Just occasionally, no, actually quite often, I don’t really understand all the fuss about materials. I am reminded of a conversation I had with a teacher once about lessons they were planning, and they sat there with a pile of resources, trying to work out what to do, but crumbling before the rather pertinent question of “what is it you want the learners to learn?”
I just don’t get it. If there is one thing that has stayed with me forever it is this: the learning and the activities come first, the resources second. I don’t particularly care if the outcomes are bloody SMART or have the word “understand” in them, I really don’t, but what I do care about is that you have something you want the learners to be able, or better able, to do. Everything else is beholden to that one point. Mind you, I’ve been saying this for years at work and nobody seems to be listening, so I’m sure that saying this outside of the college isn’t going to make the blindest difference at all.
Let me demonstrate. A lesson. Level 2. 4 photographs of people in curious or interesting situations (a woman in prison, a man in a wheelchair drinking from a water fountain, three “princes” on Brighton beach and another one which escapes me because I’m at home and I have a terrible memory sometimes) and access to the internet and PCs. The technology was a bonus and could have been done with paper and pens, and some reference books. Learning outcomes: write a narrative, review grammar points, develop proof reading skills. Simple.
We started with the outcomes to be met with disbelief by many of the students: how will we do all that? Ah ha! says I, just watch! The learners worked in groups of 3 or 4 and brainstormed ideas around their picture: Who are they? Where are they? How did they get there? These ideas were then turned into individual short narratives, two or three paragraphs, no more. In this case, the learners worked on PCs, using Word, although this could have been done on paper, quite easily.
The work was saved, and each group of learners was given an area of language to focus on: articles, present tenses, past tenses, and language patterns (gerund/infinitive, etc.) These language points all related to some area of need I had identified for the group, or individuals in the group. The learners then had to review, with the help of the teacher or online resources, their aspect of language.
They then reviewed briefly their own work for this aspect of language.
To be fair, this next bit got a bit scrappy, in terms of managing the groups and the movement, but it worked out OK. The learners then spent 3-4 minutes at each PC checking for their language point, as well as general issues like spelling and punctuation. In this instance we used the “comments” function in Word, but this would have worked just as well with learners writing on every other line, then sticking the finished piece into the centre of a sheet of A3, then giving each learner a green or red pen with which to write comments. Even on paper, though, I think I would have insisted that the learners move, rather than the papers, just to stop the lesson being very static, almost like a factory production line of error correction. (I’d have stuck the papers to the desk…)
At the end of all this, they returned to their own work and made value judgements about what others had written, and whether to accept or reject their changes, before printing the whole lot out and handing in for me to check.

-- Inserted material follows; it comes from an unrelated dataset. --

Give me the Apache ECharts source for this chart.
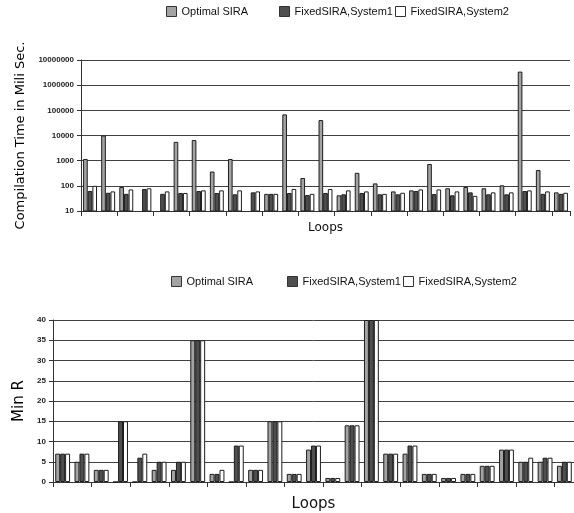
<!DOCTYPE html>
<html>
<head>
<meta charset="utf-8">
<script src="https://cdn.jsdelivr.net/npm/echarts@6/dist/echarts.min.js"></script>
<style>
html,body{margin:0;padding:0;background:#fff;}
#c{width:574px;height:513px;}
</style>
</head>
<body>
<div id="c"></div>
<script>
// ---------- data ----------
var loops = ['L1','L2','L3','L4','L5','L6','L7','L8','L9','L10','L11','L12','L13','L14','L15','L16','L17','L18','L19','L20','L21','L22','L23','L24','L25','L26','L27'];
var seriesNames = ['Optimal SIRA', 'FixedSIRA,System1', 'FixedSIRA,System2'];

// Compilation time (ms), log scale
var timeOptimal = [1170, 10000, 90, null, null, 5600, 6600, 370, 1170, null, 48, 69000, 205, 41000, 42, 330, 125, 60, 66, 740, 80, 90, 80, 105, 3460000, 425, 55];
var timeSystem1 = [62, 53, 48, 75, 48, 52, 62, 52, 46, 55, 48, 52, 43, 52, 46, 52, 46, 46, 62, 47, 42, 55, 46, 46, 62, 48, 48];
var timeSystem2 = [100, 60, 72, 80, 60, 52, 66, 66, 66, 60, 48, 75, 48, 75, 66, 60, 48, 53, 72, 72, 60, 40, 55, 55, 66, 60, 53];
var timeTicks = [10, 100, 1000, 10000, 100000, 1000000, 10000000];

// Min R
var minROptimal = [7, 5, 3, 0, 0, 3, 3, 35, 2, 0, 3, 15, 2, 8, 1, 14, 40, 7, 7, 2, 1, 2, 4, 8, 5, 5, 4];
var minRSystem1 = [7, 7, 3, 15, 6, 5, 5, 35, 2, 9, 3, 15, 2, 9, 1, 14, 40, 7, 9, 2, 1, 2, 4, 8, 5, 6, 5];
var minRSystem2 = [7, 7, 3, 15, 7, 5, 5, 35, 3, 9, 3, 15, 2, 9, 1, 14, 40, 7, 9, 2, 1, 2, 4, 8, 6, 6, 5];
var minRTicks = [0, 5, 10, 15, 20, 25, 30, 35, 40];

// ---------- styles ----------
var fills = ['#a3a3a3', '#4f4f4f', '#ffffff'];
var borderCol = '#1e1e1e';
var gridLineCol = '#404040';
var labelFont = {fontFamily: 'Liberation Sans', fontSize: 8, fontWeight: 'bold', color: '#222'};
var titleFont = 'DejaVu Sans';

function barSeries(name, idx, data, axisIdx) {
  return {
    name: name, type: 'bar', xAxisIndex: axisIdx, yAxisIndex: axisIdx,
    data: data, barGap: '0%', barCategoryGap: '23%',
    itemStyle: {color: fills[idx], borderColor: borderCol, borderWidth: 1},
    emphasis: {disabled: true}, animation: false
  };
}

function legendAt(name, idx, left, top) {
  return {
    left: left, top: top, padding: 0, itemWidth: 10, itemHeight: 10, itemGap: 0,
    icon: 'rect', selectedMode: false,
    textStyle: {fontFamily: 'Liberation Sans', fontSize: 11, color: '#111'},
    data: [{name: name, itemStyle: {color: fills[idx], borderColor: '#333', borderWidth: 1}}]
  };
}

var chart = echarts.init(document.getElementById('c'), null, {renderer: 'canvas'});
chart.setOption({
  backgroundColor: '#fff',
  animation: false,
  legend: [
    legendAt(seriesNames[0], 0, 166, 6),
    legendAt(seriesNames[1], 1, 279, 6),
    legendAt(seriesNames[2], 2, 395, 6),
    legendAt(seriesNames[0], 0, 171, 276),
    legendAt(seriesNames[1], 1, 287, 276),
    legendAt(seriesNames[2], 2, 403, 276)
  ],
  grid: [
    {left: 81, top: 60, right: 4, height: 151, containLabel: false},
    {left: 53, top: 320, width: 530, height: 165, containLabel: false}
  ],
  xAxis: [
    {
      type: 'category', gridIndex: 0, data: loops,
      name: 'Loops', nameLocation: 'middle', nameGap: 11,
      nameTextStyle: {fontFamily: titleFont, fontSize: 12, color: '#111'},
      axisLine: {lineStyle: {color: '#333', width: 1}},
      axisTick: {show: true, length: 5, lineStyle: {color: '#333'}},
      axisLabel: {show: false}
    },
    {
      type: 'category', gridIndex: 1, data: loops,
      name: 'Loops', nameLocation: 'middle', nameGap: 15,
      nameTextStyle: {fontFamily: titleFont, fontSize: 15, color: '#111'},
      axisLine: {lineStyle: {color: '#333', width: 1}},
      axisTick: {show: true, length: 5, lineStyle: {color: '#333'}},
      axisLabel: {show: false}
    }
  ],
  yAxis: [
    {
      type: 'log', gridIndex: 0, logBase: 10,
      min: timeTicks[0], max: timeTicks[timeTicks.length - 1], splitNumber: 6,
      name: 'Compilation Time in Mili Sec.', nameLocation: 'middle', nameGap: 54,
      nameTextStyle: {fontFamily: titleFont, fontSize: 13, color: '#000'},
      axisLine: {show: true, lineStyle: {color: '#333'}},
      axisTick: {show: true, length: 4, lineStyle: {color: '#333'}},
      axisLabel: Object.assign({margin: 7, formatter: function (v) { return String(Math.round(v)); }}, labelFont),
      splitLine: {show: true, lineStyle: {color: gridLineCol, width: 1}}
    },
    {
      type: 'value', gridIndex: 1,
      min: minRTicks[0], max: minRTicks[minRTicks.length - 1], interval: minRTicks[1] - minRTicks[0],
      name: 'Min R', nameLocation: 'middle', nameGap: 24,
      nameTextStyle: {fontFamily: titleFont, fontSize: 15, color: '#000'},
      axisLine: {show: true, lineStyle: {color: '#333'}},
      axisTick: {show: true, length: 4, lineStyle: {color: '#333'}},
      axisLabel: Object.assign({margin: 7}, labelFont),
      splitLine: {show: true, lineStyle: {color: gridLineCol, width: 1}}
    }
  ],
  series: [
    barSeries(seriesNames[0], 0, timeOptimal, 0),
    barSeries(seriesNames[1], 1, timeSystem1, 0),
    barSeries(seriesNames[2], 2, timeSystem2, 0),
    barSeries(seriesNames[0], 0, minROptimal, 1),
    barSeries(seriesNames[1], 1, minRSystem1, 1),
    barSeries(seriesNames[2], 2, minRSystem2, 1)
  ]
});
</script>
</body>
</html>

And yeah, yeah, yeah, this is level 2, on the upper end of the intermediate spectrum, that’s what you’re thinking, right? And I’ll admit this is easier with higher levels, you know, more or less everything above Entry level 2, (that was sarcasm) but you still don’t need more than one or two handouts for a 2 hour lesson at any level, not if they are well designed and appropriate.
Anyhow, it’s not about reducing materials out of principle, just in the same way that reducing teacher talking time is not really about saying less. Reducing TTT is actually about getting the learners to do more talking, and reducing materials is about focussing on what is to be learned first then measuring up your resources against that. Those resources may well be from a coursebook, or similar, and there’s nothing inherently wrong with that. It’s just about where the planning and the lesson is coming from. It’s not a difficult thing to do, really, is it?